-- DATASET EXTRACT start --
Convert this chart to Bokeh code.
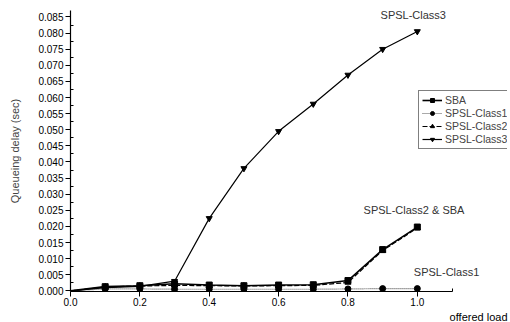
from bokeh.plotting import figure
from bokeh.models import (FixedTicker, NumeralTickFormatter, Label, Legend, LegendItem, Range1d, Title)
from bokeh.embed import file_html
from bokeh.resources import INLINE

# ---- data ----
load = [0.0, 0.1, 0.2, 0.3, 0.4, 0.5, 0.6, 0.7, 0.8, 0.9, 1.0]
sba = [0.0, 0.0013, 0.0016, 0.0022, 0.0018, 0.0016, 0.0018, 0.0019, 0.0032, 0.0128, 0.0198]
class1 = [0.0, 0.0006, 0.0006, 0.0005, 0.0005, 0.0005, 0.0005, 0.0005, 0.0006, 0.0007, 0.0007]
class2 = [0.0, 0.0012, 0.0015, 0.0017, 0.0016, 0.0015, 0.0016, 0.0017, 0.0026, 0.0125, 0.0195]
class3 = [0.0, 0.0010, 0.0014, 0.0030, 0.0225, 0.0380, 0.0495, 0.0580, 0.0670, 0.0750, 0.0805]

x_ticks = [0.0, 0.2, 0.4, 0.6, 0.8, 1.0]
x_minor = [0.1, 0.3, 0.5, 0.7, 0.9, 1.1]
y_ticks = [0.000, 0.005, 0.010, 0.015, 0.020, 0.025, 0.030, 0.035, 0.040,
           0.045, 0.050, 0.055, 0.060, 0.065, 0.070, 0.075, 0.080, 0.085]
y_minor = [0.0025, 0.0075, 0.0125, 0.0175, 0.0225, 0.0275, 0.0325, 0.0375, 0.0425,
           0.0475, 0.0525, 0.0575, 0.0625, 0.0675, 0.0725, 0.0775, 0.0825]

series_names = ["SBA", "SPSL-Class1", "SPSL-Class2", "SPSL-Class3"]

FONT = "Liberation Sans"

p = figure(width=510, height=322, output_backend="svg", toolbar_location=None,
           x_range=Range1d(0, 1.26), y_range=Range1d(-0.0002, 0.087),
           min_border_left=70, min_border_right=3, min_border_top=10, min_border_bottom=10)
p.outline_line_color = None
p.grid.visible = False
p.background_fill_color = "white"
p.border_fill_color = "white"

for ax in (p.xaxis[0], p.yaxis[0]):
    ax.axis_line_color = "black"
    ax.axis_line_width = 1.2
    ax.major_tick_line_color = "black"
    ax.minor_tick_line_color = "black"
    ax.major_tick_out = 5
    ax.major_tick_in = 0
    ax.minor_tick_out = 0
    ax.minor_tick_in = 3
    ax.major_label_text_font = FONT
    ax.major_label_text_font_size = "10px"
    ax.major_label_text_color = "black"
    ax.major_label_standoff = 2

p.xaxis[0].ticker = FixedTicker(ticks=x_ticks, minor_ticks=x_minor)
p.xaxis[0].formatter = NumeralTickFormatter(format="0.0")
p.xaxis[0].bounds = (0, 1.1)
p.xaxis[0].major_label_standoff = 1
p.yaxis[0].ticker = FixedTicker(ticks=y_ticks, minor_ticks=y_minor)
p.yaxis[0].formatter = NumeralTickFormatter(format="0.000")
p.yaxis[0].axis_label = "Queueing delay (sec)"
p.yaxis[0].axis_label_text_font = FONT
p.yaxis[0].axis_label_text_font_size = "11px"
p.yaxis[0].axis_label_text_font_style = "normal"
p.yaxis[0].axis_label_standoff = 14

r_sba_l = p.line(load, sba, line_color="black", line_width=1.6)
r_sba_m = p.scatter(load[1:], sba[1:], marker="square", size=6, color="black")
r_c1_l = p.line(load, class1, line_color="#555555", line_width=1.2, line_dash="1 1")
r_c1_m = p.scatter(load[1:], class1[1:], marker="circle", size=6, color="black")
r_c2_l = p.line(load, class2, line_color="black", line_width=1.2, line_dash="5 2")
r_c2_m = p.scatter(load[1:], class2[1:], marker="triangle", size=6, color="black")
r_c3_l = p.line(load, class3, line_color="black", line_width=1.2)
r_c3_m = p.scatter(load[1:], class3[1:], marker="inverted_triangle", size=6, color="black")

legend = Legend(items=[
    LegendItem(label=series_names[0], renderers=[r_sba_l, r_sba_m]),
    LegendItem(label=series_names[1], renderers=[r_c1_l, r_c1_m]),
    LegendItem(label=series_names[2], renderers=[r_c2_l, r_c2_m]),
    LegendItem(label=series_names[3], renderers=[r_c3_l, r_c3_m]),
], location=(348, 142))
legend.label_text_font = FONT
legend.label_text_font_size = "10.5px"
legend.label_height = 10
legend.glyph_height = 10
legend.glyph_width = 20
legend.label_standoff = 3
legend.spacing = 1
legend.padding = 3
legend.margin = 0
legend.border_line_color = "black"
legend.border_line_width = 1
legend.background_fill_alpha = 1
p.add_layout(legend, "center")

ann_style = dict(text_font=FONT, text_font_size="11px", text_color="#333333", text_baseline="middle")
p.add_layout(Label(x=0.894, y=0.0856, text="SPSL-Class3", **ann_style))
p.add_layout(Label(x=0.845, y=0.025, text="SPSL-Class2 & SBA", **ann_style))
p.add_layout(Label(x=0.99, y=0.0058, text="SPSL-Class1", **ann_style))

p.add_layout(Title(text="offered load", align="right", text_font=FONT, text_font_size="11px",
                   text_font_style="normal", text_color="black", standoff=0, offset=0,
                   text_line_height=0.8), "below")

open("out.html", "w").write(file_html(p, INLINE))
-- DATASET EXTRACT end --
-- DATASET EXTRACT start --
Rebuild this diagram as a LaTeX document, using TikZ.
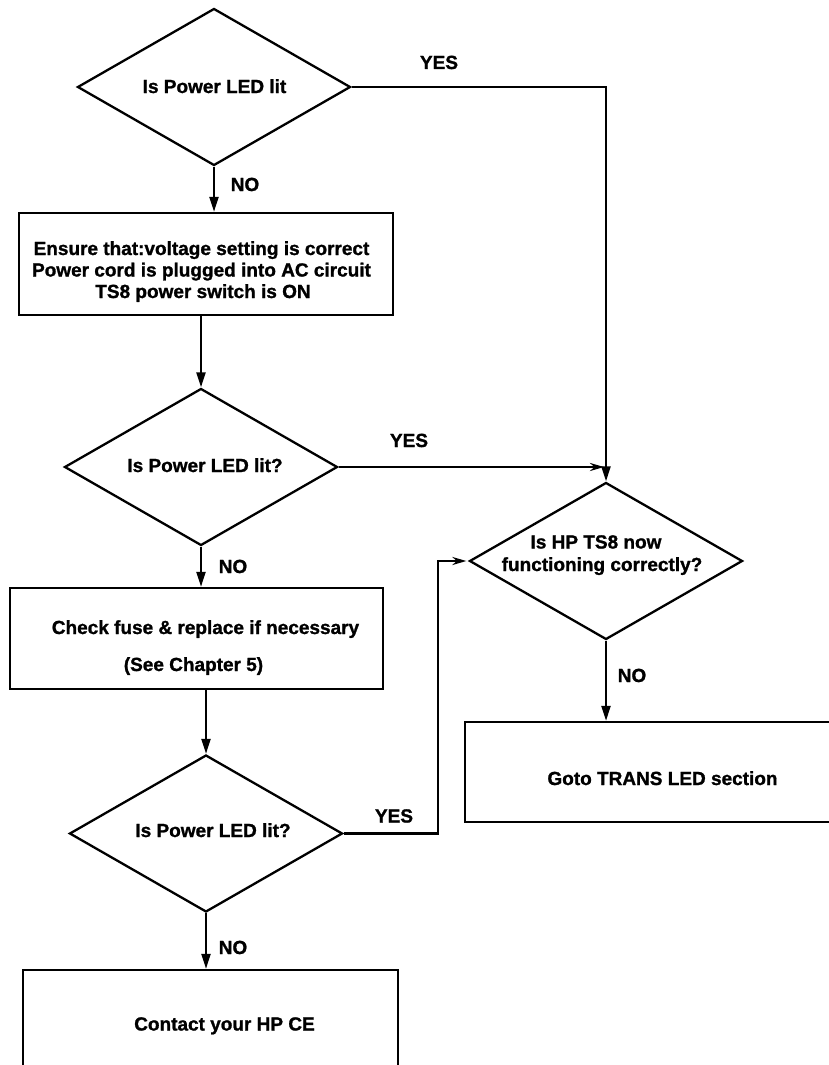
-- DATASET EXTRACT end --
-- DATASET EXTRACT start --
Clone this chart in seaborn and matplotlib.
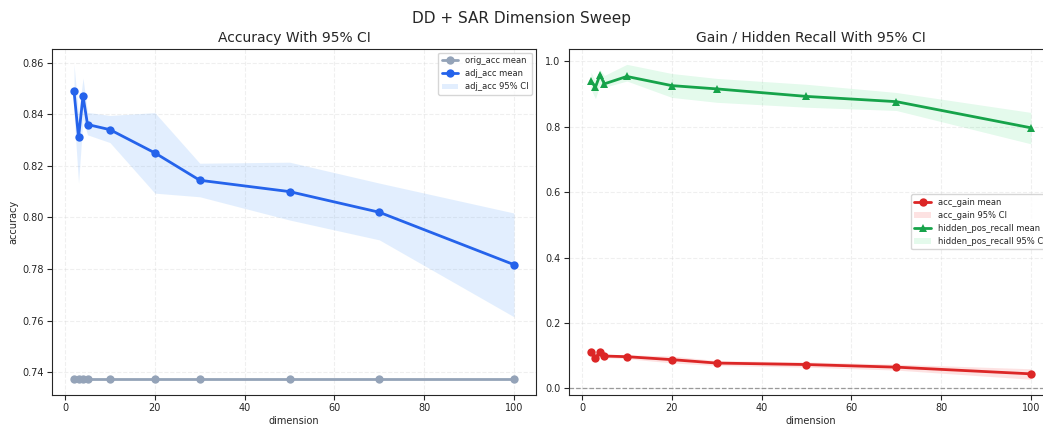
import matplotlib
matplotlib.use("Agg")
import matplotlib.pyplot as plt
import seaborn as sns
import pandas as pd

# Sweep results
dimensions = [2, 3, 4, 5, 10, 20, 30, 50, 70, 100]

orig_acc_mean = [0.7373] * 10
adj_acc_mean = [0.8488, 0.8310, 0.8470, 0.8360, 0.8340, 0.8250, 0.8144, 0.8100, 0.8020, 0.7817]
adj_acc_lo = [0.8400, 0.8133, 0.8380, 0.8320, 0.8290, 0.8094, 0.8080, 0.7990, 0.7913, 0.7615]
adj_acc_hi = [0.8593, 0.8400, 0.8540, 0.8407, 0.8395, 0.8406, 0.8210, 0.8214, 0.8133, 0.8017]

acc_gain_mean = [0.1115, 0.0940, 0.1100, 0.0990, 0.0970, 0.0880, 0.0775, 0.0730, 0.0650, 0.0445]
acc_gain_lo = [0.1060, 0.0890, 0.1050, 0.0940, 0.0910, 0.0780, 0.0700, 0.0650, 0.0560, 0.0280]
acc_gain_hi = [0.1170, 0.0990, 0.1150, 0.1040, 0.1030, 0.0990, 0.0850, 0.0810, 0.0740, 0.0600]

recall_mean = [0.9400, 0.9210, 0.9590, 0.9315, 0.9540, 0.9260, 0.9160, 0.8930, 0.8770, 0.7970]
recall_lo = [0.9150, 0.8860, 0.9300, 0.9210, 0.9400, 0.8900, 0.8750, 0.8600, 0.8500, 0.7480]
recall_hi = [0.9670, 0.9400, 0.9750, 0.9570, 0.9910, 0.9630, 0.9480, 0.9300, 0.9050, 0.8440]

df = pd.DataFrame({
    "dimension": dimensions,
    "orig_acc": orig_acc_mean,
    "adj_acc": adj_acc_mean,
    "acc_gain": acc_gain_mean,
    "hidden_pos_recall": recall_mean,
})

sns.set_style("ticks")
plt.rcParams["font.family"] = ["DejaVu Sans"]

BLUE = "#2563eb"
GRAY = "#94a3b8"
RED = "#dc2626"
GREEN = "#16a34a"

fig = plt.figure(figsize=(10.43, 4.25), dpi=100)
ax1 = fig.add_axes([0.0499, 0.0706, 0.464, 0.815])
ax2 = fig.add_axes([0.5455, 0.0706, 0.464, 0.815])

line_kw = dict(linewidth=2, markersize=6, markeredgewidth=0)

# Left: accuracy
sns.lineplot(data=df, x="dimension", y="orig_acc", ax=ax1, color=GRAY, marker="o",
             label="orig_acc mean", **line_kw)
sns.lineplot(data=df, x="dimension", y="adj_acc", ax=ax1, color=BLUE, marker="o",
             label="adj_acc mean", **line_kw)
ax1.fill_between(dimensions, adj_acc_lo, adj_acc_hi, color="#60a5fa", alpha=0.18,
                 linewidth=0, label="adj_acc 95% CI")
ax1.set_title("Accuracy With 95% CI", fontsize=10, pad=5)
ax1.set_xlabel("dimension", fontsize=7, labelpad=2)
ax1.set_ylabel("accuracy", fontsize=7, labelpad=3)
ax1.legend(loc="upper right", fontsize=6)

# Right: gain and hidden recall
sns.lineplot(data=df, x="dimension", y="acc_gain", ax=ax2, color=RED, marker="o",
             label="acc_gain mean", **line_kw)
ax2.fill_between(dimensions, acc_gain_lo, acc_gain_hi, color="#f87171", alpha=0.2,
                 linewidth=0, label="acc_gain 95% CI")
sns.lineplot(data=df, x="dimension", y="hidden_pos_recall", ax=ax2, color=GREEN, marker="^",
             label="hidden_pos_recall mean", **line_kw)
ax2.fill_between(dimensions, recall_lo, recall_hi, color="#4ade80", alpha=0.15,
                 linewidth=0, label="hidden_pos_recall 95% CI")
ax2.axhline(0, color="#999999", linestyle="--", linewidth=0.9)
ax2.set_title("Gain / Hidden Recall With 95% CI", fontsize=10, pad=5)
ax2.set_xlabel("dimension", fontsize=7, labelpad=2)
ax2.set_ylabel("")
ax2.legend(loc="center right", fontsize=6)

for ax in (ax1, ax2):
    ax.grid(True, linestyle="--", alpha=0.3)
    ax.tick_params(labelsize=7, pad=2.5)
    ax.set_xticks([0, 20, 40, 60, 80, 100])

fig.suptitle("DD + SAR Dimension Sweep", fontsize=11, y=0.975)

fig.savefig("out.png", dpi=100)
-- DATASET EXTRACT end --
### EXERCISE
Transcribe, exactly as written, the lines starting at the one with "Convert this chart to Bokeh code." and ending at the one with "from bokeh.resources import INLINE", and nothing more. Pictures are not part of the copy.

### EXERCISE RESPONSE
Convert this chart to Bokeh code.
from bokeh.plotting import figure
from bokeh.models import (FixedTicker, NumeralTickFormatter, Label, Legend, LegendItem, Range1d, Title)
from bokeh.embed import file_html
from bokeh.resources import INLINE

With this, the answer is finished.